Scientific knowledge is one form of knowledge. It is a shared body of observations agreed upon by many individuals, ancient and modern, contributing over time, with no one person owning or producing these ideas. Within this tradition, I study why humans dance. Movement, or the impulse to be in motion, whether it is crawling, climbing, slithering, swimming, flying, walking, leaping, etc., is universal. But the ability to move rhythmically to a beat, to coordinate the body in response to sound, to ‘dance’, is unique. What is happening in the brain when we dance? What can dance teach us about the brain? And why do humans even dance?
If the dancer becomes the dance, then the writer becomes the words, weaving together letters that become sentences that become paragraphs, expressing the way the writer thinks. These ideas become a dance of prose when communicated in the written word, becoming a powerful way of sharing our phenomenology (or how we make sense of our world) because who we are is not separate from the work we do as scientists. As a first-generation Dominican American (Taíno), I believe that amplifying our lived experiences and cultural knowledge (our values, constructs of reality, and worldviews) enriches our understanding of the complexities of scientific knowledge.

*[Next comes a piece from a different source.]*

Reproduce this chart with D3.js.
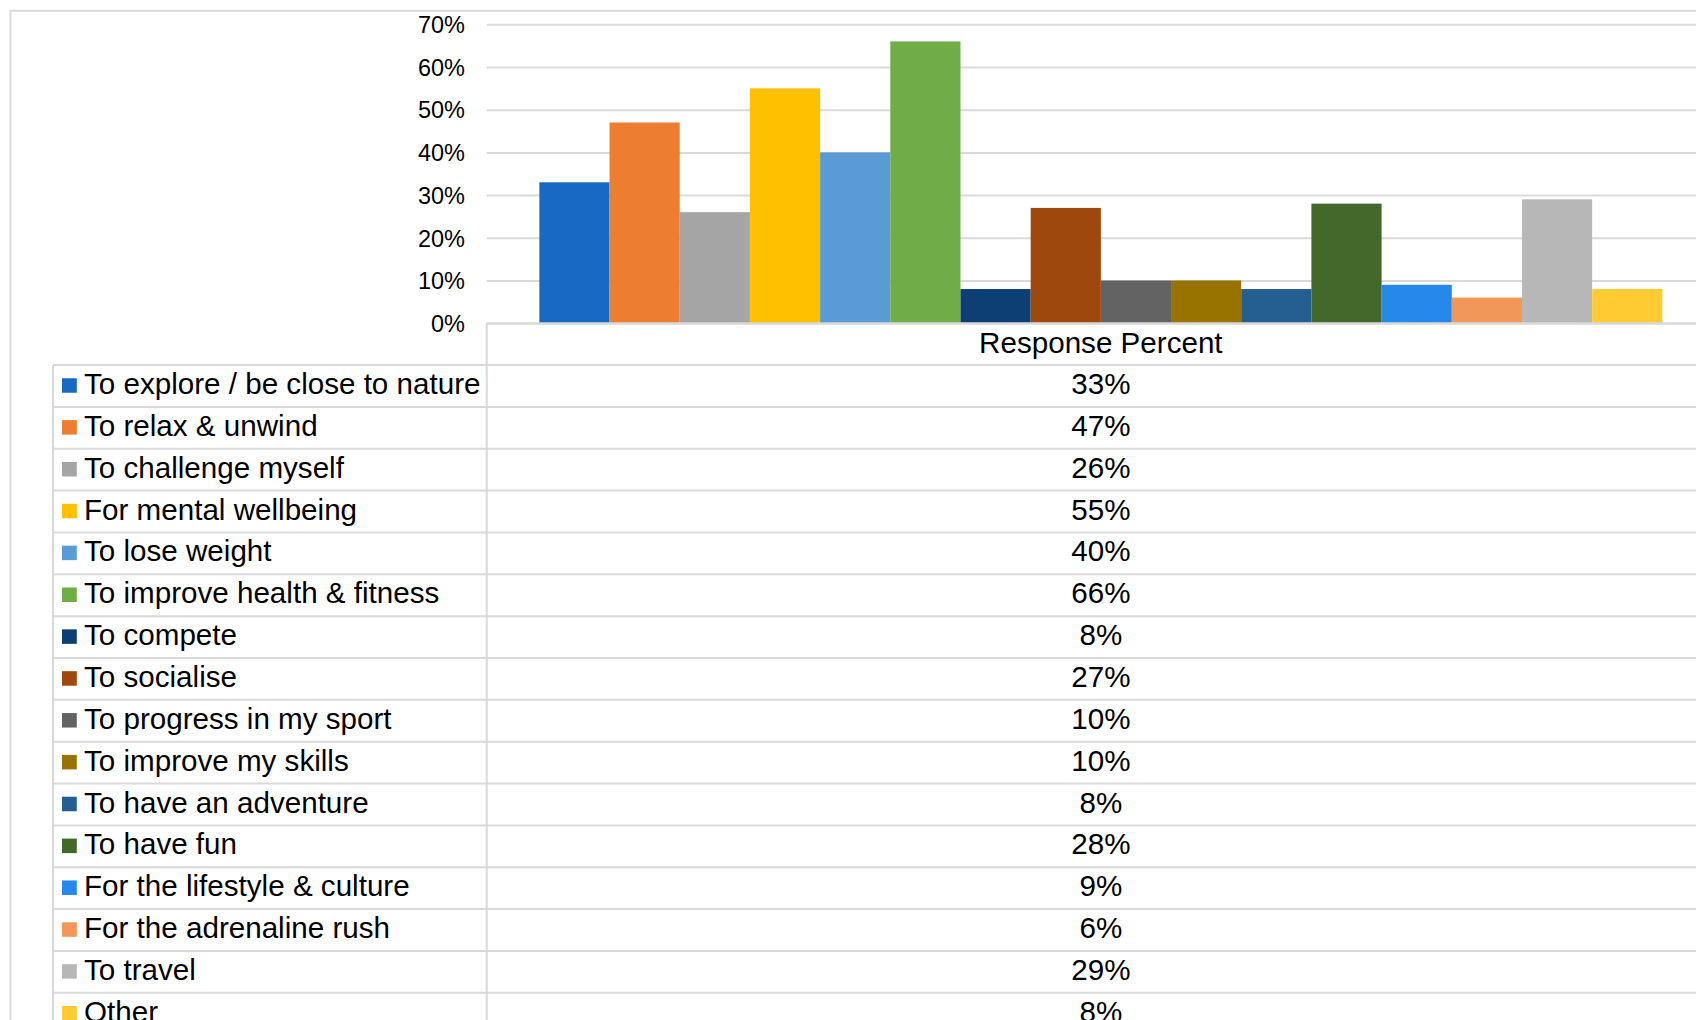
<!DOCTYPE html>
<html>
<head>
<meta charset="utf-8">
<script src="https://cdn.jsdelivr.net/npm/d3@7"></script>
<style>
  html, body { margin: 0; padding: 0; background: #ffffff; }
  svg { display: block; font-family: "Liberation Sans", Arial, sans-serif; }
</style>
</head>
<body>
<svg id="chart" width="1696" height="1020"></svg>
<script>
// Reasons for taking part — share of respondents per answer
const reasons = [
  "To explore / be close to nature",
  "To relax & unwind",
  "To challenge myself",
  "For mental wellbeing",
  "To lose weight",
  "To improve health & fitness",
  "To compete",
  "To socialise",
  "To progress in my sport",
  "To improve my skills",
  "To have an adventure",
  "To have fun",
  "For the lifestyle & culture",
  "For the adrenaline rush",
  "To travel",
  "Other"
];
const responsePercent = [0.33, 0.47, 0.26, 0.55, 0.40, 0.66, 0.08, 0.27, 0.10, 0.10, 0.08, 0.28, 0.09, 0.06, 0.29, 0.08];
const seriesColors = [
  "#1769C2", "#ED7D31", "#A5A5A5", "#FFC000", "#5B9BD5", "#70AD47",
  "#0E3F74", "#9E480E", "#636363", "#997300", "#255E91", "#43682B",
  "#2688EA", "#F1975A", "#B7B7B7", "#FFCB33"
];
const yTicks = [0, 0.1, 0.2, 0.3, 0.4, 0.5, 0.6, 0.7];
const columnTitle = "Response Percent";

const svg = d3.select("#chart");
const W = 1696, H = 1020;
const gridColor = "#d9d9d9";
const tableFont = 29.6;

// layout
const plotLeft = 486.7, plotRight = 1715;
const plotTop = 24.3, plotBottom = 323.2;
const tableLeft = 53;
const rowH = 41.85;
const headerTop = plotBottom;

// scales
const x = d3.scaleBand().domain(reasons).range([plotLeft, plotRight]).paddingInner(0).paddingOuter(0.75);
const y = d3.scaleLinear().domain([0, 0.7]).range([plotBottom, plotTop]);
const pct = d3.format(".0%");

svg.append("rect").attr("width", W).attr("height", H).attr("fill", "#fff");

// outer chart frame
svg.append("path")
  .attr("d", `M10.5,${H} V10.7 H${W}`)
  .attr("fill", "none").attr("stroke", gridColor).attr("stroke-width", 2);

// horizontal gridlines
const grid = svg.append("g")
  .attr("transform", `translate(${plotLeft},0)`)
  .call(d3.axisLeft(y).tickValues(yTicks).tickSize(-(plotRight - plotLeft)).tickFormat(""));
grid.select(".domain").remove();
grid.selectAll(".tick line").attr("stroke", gridColor).attr("stroke-width", 2);

// y tick labels
const yAxis = svg.append("g")
  .attr("transform", `translate(465,0)`)
  .call(d3.axisLeft(y).tickValues(yTicks).tickSize(0).tickPadding(0).tickFormat(pct));
yAxis.select(".domain").remove();
yAxis.selectAll(".tick text")
  .attr("font-size", 23.5)
  .attr("font-family", "'Liberation Sans', Arial, sans-serif")
  .attr("fill", "#000")
  .attr("dy", "0.35em");

// bars
svg.append("g").selectAll("rect")
  .data(reasons)
  .join("rect")
  .attr("x", d => x(d))
  .attr("width", x.bandwidth())
  .attr("y", (d, i) => y(responsePercent[i]))
  .attr("height", (d, i) => y(0) - y(responsePercent[i]))
  .attr("fill", (d, i) => seriesColors[i]);

// data table
const table = svg.append("g");
const colMid = (plotLeft + plotRight) / 2;
const firstRowTop = headerTop + rowH;

// header row
table.append("line")
  .attr("x1", plotLeft).attr("x2", W + 20)
  .attr("y1", headerTop).attr("y2", headerTop)
  .attr("stroke", gridColor).attr("stroke-width", 2);
table.append("text")
  .attr("x", colMid).attr("y", headerTop + 30)
  .attr("text-anchor", "middle")
  .attr("font-size", tableFont).attr("fill", "#000")
  .text(columnTitle);

// row separators
const rowEdges = d3.range(reasons.length + 1).map(i => firstRowTop + i * rowH);
table.selectAll("line.row")
  .data(rowEdges)
  .join("line")
  .attr("class", "row")
  .attr("x1", tableLeft).attr("x2", W + 20)
  .attr("y1", d => d).attr("y2", d => d)
  .attr("stroke", gridColor).attr("stroke-width", 2);

// vertical separators
table.append("line")
  .attr("x1", tableLeft).attr("x2", tableLeft)
  .attr("y1", firstRowTop).attr("y2", H + 20)
  .attr("stroke", gridColor).attr("stroke-width", 2);
table.append("line")
  .attr("x1", plotLeft).attr("x2", plotLeft)
  .attr("y1", headerTop).attr("y2", H + 20)
  .attr("stroke", gridColor).attr("stroke-width", 2);

// rows: legend key, label, value
const rows = table.selectAll("g.datarow")
  .data(reasons)
  .join("g")
  .attr("class", "datarow")
  .attr("transform", (d, i) => `translate(0,${firstRowTop + i * rowH})`);

rows.append("rect")
  .attr("x", 62).attr("y", 13.2)
  .attr("width", 14.8).attr("height", 14.5)
  .attr("fill", (d, i) => seriesColors[i]);

rows.append("text")
  .attr("x", 84).attr("y", 29)
  .attr("font-size", tableFont).attr("fill", "#000")
  .text(d => d);

rows.append("text")
  .attr("x", colMid).attr("y", 29)
  .attr("text-anchor", "middle")
  .attr("font-size", tableFont).attr("fill", "#000")
  .text((d, i) => pct(responsePercent[i]));
</script>
</body>
</html>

The majority of the narratives that we hear, including scientific knowledge, are from western, white, and Global North perspectives. But there are more voices in the environments that fill those spaces. But who gets to share their ideas? And why? The phenomenology of minoritized voices, when viewed through the lens of their corresponding cultural context, should broaden our compassion and respect of the many worldviews, the many forms of knowledge. Storytelling - in science, with words, and through movement - is a compelling way of expanding the diversity of what is considered knowledge. So I also help others share their stories.